Leave out every picture. Copy exactly the lines from the one holding "Emit a Python" through the one holding "import pandas as pd".
————
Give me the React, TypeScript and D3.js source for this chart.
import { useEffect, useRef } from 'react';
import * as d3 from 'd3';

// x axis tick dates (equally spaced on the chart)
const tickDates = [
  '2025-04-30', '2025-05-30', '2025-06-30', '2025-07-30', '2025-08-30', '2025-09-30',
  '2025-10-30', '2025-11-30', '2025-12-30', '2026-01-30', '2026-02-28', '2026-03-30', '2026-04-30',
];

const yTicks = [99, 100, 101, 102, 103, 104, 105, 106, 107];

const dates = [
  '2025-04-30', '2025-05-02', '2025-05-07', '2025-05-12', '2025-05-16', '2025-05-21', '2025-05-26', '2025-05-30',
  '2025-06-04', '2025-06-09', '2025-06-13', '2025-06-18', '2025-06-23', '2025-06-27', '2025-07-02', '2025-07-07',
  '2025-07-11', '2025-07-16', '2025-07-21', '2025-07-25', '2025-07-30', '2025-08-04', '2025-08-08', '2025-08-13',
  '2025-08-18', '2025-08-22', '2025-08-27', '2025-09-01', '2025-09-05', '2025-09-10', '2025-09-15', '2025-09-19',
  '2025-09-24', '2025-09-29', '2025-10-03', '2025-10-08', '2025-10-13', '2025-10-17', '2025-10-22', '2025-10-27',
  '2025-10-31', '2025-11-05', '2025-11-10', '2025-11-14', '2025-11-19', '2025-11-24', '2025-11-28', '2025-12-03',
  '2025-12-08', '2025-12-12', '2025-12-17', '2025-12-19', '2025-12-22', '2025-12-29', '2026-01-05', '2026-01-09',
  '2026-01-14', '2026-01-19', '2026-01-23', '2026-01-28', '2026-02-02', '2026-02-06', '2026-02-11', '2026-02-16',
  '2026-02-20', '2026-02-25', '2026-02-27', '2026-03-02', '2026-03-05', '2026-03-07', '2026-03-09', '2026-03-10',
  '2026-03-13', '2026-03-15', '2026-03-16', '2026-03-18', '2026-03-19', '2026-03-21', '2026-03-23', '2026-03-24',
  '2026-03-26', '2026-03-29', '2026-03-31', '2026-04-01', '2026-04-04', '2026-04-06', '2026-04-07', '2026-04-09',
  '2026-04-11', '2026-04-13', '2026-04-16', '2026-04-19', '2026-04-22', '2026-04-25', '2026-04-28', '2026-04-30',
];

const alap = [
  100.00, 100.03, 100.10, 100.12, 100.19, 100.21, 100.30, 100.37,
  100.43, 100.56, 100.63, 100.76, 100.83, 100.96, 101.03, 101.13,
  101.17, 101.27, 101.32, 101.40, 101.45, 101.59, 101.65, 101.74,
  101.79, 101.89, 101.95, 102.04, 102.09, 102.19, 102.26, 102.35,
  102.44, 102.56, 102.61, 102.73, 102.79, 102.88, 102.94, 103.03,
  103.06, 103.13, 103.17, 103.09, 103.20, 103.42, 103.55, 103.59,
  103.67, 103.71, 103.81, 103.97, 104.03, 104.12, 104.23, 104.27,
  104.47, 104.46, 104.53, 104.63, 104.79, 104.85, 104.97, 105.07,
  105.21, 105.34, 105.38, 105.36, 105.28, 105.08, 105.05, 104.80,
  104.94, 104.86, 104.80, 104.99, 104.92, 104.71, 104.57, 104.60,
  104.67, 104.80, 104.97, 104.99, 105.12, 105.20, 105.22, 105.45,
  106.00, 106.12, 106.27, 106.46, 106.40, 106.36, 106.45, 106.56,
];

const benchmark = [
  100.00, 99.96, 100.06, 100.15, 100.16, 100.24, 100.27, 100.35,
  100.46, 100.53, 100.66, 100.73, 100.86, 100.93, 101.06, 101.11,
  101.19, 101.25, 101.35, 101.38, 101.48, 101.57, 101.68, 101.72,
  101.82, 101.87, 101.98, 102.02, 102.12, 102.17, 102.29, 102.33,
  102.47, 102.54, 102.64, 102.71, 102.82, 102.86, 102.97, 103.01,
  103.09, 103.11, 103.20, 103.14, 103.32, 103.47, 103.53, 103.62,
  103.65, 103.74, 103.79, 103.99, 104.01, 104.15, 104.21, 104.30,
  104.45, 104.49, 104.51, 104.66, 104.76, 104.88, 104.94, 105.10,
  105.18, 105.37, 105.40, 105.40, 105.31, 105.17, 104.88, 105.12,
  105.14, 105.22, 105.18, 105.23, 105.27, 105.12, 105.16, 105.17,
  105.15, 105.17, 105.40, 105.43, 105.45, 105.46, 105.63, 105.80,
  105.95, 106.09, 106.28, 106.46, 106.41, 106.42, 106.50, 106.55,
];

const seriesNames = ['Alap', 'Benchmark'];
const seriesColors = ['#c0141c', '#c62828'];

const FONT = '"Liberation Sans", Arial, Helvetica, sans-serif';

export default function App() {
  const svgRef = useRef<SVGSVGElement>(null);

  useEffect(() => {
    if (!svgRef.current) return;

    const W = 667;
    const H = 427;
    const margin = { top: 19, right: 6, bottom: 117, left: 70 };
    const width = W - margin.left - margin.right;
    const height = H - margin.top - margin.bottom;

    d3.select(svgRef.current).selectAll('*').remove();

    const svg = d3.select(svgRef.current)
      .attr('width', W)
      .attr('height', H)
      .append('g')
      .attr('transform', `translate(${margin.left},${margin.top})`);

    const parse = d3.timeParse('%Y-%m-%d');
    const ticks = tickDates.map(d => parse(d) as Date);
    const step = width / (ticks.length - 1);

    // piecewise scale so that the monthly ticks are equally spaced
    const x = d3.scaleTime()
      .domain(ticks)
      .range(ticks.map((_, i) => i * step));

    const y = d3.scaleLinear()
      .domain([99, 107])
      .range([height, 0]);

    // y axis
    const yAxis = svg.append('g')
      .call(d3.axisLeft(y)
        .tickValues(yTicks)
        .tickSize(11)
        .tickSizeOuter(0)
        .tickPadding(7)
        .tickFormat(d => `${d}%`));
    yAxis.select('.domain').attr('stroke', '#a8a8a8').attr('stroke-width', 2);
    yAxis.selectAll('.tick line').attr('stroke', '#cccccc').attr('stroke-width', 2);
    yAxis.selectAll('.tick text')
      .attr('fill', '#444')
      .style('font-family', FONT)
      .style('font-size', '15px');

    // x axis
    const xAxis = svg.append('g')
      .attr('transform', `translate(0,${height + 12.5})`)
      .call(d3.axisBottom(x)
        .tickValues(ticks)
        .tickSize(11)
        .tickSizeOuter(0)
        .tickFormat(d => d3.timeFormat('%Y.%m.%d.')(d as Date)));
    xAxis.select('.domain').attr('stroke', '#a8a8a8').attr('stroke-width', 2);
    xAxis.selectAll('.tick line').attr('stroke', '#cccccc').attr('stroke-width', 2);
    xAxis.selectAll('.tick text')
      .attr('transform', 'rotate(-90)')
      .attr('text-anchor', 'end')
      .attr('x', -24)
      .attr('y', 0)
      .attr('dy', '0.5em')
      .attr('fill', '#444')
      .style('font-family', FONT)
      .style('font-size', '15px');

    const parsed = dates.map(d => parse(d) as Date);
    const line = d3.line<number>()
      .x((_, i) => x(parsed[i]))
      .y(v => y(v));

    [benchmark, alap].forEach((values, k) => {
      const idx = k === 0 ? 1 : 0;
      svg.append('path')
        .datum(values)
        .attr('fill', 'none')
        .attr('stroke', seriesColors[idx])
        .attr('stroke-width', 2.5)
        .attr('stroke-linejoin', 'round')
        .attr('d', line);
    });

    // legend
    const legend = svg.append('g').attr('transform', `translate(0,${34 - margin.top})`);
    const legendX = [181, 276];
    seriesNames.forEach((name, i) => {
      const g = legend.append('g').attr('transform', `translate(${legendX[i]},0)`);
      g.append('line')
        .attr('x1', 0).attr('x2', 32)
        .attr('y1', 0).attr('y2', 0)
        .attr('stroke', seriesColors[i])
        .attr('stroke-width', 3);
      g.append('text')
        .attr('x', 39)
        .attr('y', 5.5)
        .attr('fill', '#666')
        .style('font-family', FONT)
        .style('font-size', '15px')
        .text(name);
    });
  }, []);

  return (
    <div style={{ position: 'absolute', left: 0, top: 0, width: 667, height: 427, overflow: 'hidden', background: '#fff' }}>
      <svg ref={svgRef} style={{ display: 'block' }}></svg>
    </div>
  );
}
————
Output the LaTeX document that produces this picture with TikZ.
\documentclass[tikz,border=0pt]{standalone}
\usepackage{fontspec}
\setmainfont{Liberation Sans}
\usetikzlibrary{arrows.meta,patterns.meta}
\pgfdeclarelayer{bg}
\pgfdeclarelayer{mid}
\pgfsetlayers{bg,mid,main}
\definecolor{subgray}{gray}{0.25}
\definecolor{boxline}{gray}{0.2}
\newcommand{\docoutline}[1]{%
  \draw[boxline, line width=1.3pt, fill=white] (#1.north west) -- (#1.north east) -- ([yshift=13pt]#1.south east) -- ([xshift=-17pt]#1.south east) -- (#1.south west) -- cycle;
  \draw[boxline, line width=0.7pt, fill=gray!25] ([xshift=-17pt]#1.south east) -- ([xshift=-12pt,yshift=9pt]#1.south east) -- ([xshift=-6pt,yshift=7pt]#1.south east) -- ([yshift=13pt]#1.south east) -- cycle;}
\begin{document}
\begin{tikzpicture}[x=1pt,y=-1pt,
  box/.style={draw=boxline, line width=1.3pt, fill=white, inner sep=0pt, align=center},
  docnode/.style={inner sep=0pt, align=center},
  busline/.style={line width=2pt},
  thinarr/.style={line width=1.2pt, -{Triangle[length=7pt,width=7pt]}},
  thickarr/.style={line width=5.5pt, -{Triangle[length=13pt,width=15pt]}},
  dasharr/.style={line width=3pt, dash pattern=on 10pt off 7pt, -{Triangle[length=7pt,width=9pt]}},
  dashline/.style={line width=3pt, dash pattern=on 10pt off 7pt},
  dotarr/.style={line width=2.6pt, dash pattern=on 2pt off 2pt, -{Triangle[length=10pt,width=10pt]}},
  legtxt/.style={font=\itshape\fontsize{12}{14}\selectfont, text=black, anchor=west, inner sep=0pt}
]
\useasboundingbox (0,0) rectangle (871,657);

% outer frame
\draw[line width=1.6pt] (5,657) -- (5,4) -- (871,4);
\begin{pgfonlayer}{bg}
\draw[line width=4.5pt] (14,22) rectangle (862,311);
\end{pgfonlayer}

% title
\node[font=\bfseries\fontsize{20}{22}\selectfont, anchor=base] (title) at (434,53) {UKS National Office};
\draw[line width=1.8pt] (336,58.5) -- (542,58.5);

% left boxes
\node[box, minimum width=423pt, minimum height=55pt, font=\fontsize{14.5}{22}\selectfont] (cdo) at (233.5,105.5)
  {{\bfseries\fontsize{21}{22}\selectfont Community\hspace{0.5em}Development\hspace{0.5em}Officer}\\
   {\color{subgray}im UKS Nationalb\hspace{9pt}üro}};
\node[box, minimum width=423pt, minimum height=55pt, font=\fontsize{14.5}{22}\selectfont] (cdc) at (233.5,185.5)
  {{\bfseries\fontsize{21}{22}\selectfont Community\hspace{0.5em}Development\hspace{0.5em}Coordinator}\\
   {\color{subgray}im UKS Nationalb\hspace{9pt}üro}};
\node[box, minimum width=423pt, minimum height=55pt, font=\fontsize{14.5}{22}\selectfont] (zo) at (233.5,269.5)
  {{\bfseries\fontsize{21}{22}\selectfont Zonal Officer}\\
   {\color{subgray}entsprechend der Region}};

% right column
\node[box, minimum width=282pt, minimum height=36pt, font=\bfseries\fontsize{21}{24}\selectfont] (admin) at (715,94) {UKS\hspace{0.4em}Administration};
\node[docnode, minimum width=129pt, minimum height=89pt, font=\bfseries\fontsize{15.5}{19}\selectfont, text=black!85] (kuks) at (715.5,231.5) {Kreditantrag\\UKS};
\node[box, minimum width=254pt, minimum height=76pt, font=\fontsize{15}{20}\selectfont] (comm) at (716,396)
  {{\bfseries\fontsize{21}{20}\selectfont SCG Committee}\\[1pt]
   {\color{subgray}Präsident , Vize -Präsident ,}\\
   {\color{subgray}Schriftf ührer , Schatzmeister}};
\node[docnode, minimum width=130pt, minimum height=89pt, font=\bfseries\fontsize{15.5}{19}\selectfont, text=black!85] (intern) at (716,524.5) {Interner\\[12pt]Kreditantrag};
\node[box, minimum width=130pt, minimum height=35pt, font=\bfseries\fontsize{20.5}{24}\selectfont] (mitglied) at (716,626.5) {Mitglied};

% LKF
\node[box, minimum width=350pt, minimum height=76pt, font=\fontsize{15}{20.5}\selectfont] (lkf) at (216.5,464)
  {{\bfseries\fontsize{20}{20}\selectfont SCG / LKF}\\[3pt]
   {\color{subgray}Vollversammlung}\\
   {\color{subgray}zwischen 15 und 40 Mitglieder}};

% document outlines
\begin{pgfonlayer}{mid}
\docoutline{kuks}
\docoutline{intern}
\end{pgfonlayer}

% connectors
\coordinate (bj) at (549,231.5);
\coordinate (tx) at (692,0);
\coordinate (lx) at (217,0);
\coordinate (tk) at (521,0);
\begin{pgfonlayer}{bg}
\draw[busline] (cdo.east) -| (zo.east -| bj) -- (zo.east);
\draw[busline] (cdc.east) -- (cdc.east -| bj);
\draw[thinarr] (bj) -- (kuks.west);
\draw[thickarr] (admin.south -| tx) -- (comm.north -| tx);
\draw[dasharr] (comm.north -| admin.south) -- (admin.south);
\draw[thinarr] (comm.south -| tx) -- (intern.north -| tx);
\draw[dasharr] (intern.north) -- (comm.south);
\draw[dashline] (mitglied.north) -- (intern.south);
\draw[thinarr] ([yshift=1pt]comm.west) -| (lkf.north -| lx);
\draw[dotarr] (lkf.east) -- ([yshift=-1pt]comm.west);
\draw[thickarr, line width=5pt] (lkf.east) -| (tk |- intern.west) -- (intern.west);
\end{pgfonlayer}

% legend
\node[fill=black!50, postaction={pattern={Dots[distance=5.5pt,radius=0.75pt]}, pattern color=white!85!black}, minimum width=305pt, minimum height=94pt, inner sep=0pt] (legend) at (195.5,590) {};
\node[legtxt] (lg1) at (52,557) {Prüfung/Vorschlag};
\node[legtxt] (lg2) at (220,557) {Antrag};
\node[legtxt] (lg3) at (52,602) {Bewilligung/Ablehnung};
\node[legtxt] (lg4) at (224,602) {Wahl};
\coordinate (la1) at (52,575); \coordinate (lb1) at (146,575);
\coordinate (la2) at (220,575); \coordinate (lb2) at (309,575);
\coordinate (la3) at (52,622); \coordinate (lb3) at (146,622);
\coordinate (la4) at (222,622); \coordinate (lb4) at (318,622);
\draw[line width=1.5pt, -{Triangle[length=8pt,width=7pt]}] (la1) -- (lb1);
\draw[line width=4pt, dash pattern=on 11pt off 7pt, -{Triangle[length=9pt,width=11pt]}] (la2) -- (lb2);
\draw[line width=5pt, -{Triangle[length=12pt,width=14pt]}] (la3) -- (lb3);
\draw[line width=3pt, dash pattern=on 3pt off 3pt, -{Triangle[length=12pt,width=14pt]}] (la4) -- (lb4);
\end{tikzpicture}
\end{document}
————
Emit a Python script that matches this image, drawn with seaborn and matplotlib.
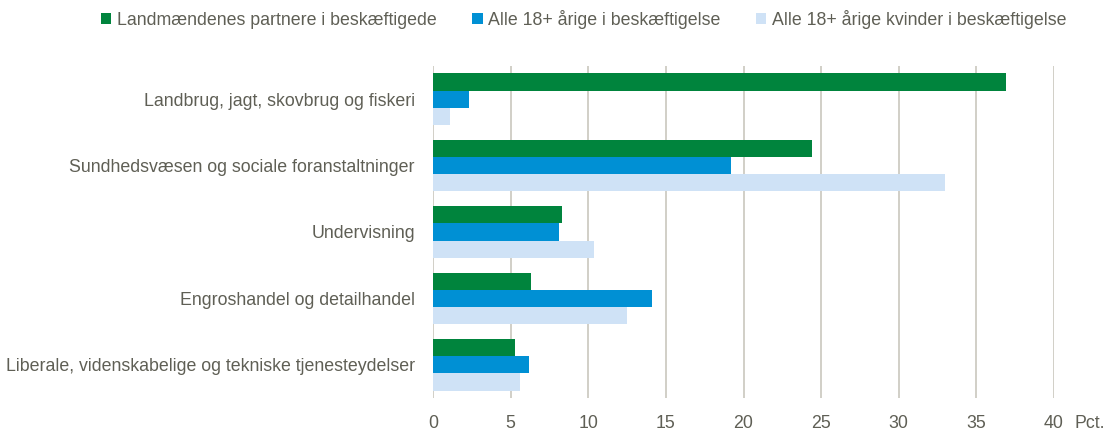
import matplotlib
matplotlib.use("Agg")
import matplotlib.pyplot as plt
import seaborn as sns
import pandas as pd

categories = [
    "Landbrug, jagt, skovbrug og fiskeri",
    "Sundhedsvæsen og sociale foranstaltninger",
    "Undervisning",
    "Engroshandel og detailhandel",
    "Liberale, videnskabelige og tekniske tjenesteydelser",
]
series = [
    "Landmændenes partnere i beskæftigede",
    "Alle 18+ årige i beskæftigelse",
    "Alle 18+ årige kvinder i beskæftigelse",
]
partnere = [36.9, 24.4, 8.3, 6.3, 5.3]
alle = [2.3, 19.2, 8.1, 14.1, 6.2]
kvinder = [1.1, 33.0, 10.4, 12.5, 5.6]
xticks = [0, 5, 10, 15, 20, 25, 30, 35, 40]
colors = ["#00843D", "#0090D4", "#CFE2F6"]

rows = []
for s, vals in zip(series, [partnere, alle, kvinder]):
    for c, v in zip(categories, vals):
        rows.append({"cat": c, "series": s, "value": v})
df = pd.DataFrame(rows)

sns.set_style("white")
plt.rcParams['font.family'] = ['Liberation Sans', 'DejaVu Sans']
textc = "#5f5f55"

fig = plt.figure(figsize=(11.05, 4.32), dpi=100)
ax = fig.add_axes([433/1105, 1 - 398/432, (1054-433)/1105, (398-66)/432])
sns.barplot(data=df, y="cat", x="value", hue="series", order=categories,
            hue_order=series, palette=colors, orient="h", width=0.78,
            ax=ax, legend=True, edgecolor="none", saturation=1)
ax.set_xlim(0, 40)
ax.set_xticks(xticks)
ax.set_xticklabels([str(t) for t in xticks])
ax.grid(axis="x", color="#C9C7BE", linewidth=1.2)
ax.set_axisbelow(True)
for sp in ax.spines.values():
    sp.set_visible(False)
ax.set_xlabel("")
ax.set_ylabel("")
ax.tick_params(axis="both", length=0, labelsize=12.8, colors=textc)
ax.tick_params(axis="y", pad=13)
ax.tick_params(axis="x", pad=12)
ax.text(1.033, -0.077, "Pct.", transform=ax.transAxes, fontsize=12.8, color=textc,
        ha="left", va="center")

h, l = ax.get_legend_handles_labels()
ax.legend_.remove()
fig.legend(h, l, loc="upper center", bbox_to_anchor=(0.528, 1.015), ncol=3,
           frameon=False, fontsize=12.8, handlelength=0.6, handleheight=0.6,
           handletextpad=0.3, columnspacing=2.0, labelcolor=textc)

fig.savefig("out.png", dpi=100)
————
## EXERCISE SOLUTION
Emit a Python script that matches this image, drawn with seaborn and matplotlib.
import matplotlib
matplotlib.use("Agg")
import matplotlib.pyplot as plt
import seaborn as sns
import pandas as pd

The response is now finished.